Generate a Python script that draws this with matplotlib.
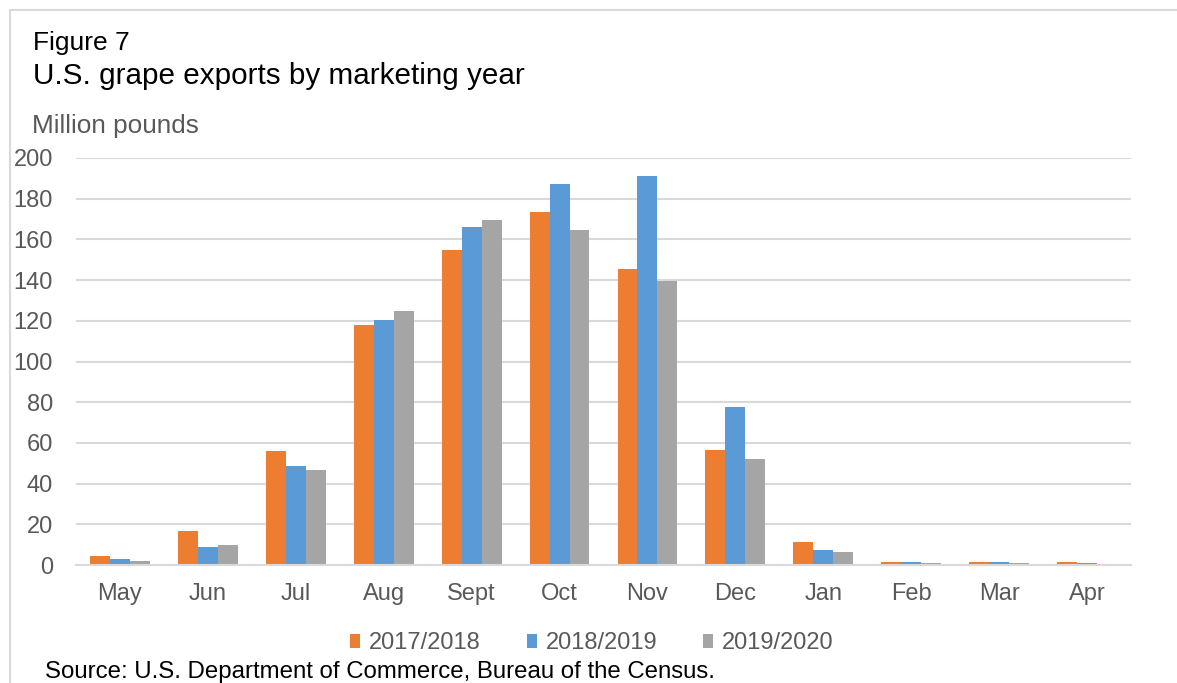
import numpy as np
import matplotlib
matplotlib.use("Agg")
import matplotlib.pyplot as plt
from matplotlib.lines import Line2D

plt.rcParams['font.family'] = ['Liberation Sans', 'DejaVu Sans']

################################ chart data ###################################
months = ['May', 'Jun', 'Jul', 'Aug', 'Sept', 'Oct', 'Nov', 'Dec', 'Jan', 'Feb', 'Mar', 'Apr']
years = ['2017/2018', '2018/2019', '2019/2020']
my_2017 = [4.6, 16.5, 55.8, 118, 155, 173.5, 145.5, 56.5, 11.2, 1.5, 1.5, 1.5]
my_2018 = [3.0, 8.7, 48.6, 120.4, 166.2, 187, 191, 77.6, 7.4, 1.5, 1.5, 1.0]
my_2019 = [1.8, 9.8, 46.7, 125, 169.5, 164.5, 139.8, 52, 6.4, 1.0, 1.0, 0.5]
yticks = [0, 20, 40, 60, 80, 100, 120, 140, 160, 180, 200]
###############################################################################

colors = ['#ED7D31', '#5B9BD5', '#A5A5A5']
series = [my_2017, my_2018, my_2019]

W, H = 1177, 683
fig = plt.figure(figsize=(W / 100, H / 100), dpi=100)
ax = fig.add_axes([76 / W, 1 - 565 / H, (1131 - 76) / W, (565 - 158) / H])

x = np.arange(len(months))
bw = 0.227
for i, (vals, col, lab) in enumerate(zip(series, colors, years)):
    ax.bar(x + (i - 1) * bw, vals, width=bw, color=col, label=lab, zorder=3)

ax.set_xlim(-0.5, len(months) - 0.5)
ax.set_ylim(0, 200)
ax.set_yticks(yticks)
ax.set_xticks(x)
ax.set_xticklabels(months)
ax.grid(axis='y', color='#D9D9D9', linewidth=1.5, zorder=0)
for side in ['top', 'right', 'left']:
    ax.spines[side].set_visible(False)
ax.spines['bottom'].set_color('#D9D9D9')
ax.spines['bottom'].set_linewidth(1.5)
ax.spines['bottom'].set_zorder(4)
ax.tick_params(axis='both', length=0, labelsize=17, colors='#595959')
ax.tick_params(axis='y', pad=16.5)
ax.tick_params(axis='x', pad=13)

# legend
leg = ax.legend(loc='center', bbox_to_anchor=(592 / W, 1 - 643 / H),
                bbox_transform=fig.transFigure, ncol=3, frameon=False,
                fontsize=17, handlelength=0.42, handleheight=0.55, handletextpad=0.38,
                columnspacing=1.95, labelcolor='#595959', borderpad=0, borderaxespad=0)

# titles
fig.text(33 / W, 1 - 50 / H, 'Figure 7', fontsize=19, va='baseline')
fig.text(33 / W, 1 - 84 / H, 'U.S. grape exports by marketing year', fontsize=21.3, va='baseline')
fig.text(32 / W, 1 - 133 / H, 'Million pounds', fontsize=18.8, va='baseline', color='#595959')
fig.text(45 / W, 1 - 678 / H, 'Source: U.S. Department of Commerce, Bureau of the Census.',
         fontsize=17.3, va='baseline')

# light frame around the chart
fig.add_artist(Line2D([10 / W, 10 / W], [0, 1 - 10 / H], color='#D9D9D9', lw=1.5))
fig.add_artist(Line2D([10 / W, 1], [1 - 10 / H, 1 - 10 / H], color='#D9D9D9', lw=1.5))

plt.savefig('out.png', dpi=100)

------------

> **Set exercise**:
Write out each line again precisely as it appears, skipping every picture.

> **Output**:
Generate a Python script that draws this with matplotlib.
import numpy as np
import matplotlib
matplotlib.use("Agg")
import matplotlib.pyplot as plt
from matplotlib.lines import Line2D

plt.rcParams['font.family'] = ['Liberation Sans', 'DejaVu Sans']

################################ chart data ###################################
months = ['May', 'Jun', 'Jul', 'Aug', 'Sept', 'Oct', 'Nov', 'Dec', 'Jan', 'Feb', 'Mar', 'Apr']
years = ['2017/2018', '2018/2019', '2019/2020']
my_2017 = [4.6, 16.5, 55.8, 118, 155, 173.5, 145.5, 56.5, 11.2, 1.5, 1.5, 1.5]
my_2018 = [3.0, 8.7, 48.6, 120.4, 166.2, 187, 191, 77.6, 7.4, 1.5, 1.5, 1.0]
my_2019 = [1.8, 9.8, 46.7, 125, 169.5, 164.5, 139.8, 52, 6.4, 1.0, 1.0, 0.5]
yticks = [0, 20, 40, 60, 80, 100, 120, 140, 160, 180, 200]
###############################################################################

colors = ['#ED7D31', '#5B9BD5', '#A5A5A5']
series = [my_2017, my_2018, my_2019]

W, H = 1177, 683
fig = plt.figure(figsize=(W / 100, H / 100), dpi=100)
ax = fig.add_axes([76 / W, 1 - 565 / H, (1131 - 76) / W, (565 - 158) / H])

x = np.arange(len(months))
bw = 0.227
for i, (vals, col, lab) in enumerate(zip(series, colors, years)):
    ax.bar(x + (i - 1) * bw, vals, width=bw, color=col, label=lab, zorder=3)

ax.set_xlim(-0.5, len(months) - 0.5)
ax.set_ylim(0, 200)
ax.set_yticks(yticks)
ax.set_xticks(x)
ax.set_xticklabels(months)
ax.grid(axis='y', color='#D9D9D9', linewidth=1.5, zorder=0)
for side in ['top', 'right', 'left']:
    ax.spines[side].set_visible(False)
ax.spines['bottom'].set_color('#D9D9D9')
ax.spines['bottom'].set_linewidth(1.5)
ax.spines['bottom'].set_zorder(4)
ax.tick_params(axis='both', length=0, labelsize=17, colors='#595959')
ax.tick_params(axis='y', pad=16.5)
ax.tick_params(axis='x', pad=13)

# legend
leg = ax.legend(loc='center', bbox_to_anchor=(592 / W, 1 - 643 / H),
                bbox_transform=fig.transFigure, ncol=3, frameon=False,
                fontsize=17, handlelength=0.42, handleheight=0.55, handletextpad=0.38,
                columnspacing=1.95, labelcolor='#595959', borderpad=0, borderaxespad=0)

# titles
fig.text(33 / W, 1 - 50 / H, 'Figure 7', fontsize=19, va='baseline')
fig.text(33 / W, 1 - 84 / H, 'U.S. grape exports by marketing year', fontsize=21.3, va='baseline')
fig.text(32 / W, 1 - 133 / H, 'Million pounds', fontsize=18.8, va='baseline', color='#595959')
fig.text(45 / W, 1 - 678 / H, 'Source: U.S. Department of Commerce, Bureau of the Census.',
         fontsize=17.3, va='baseline')

# light frame around the chart
fig.add_artist(Line2D([10 / W, 10 / W], [0, 1 - 10 / H], color='#D9D9D9', lw=1.5))
fig.add_artist(Line2D([10 / W, 1], [1 - 10 / H, 1 - 10 / H], color='#D9D9D9', lw=1.5))

plt.savefig('out.png', dpi=100)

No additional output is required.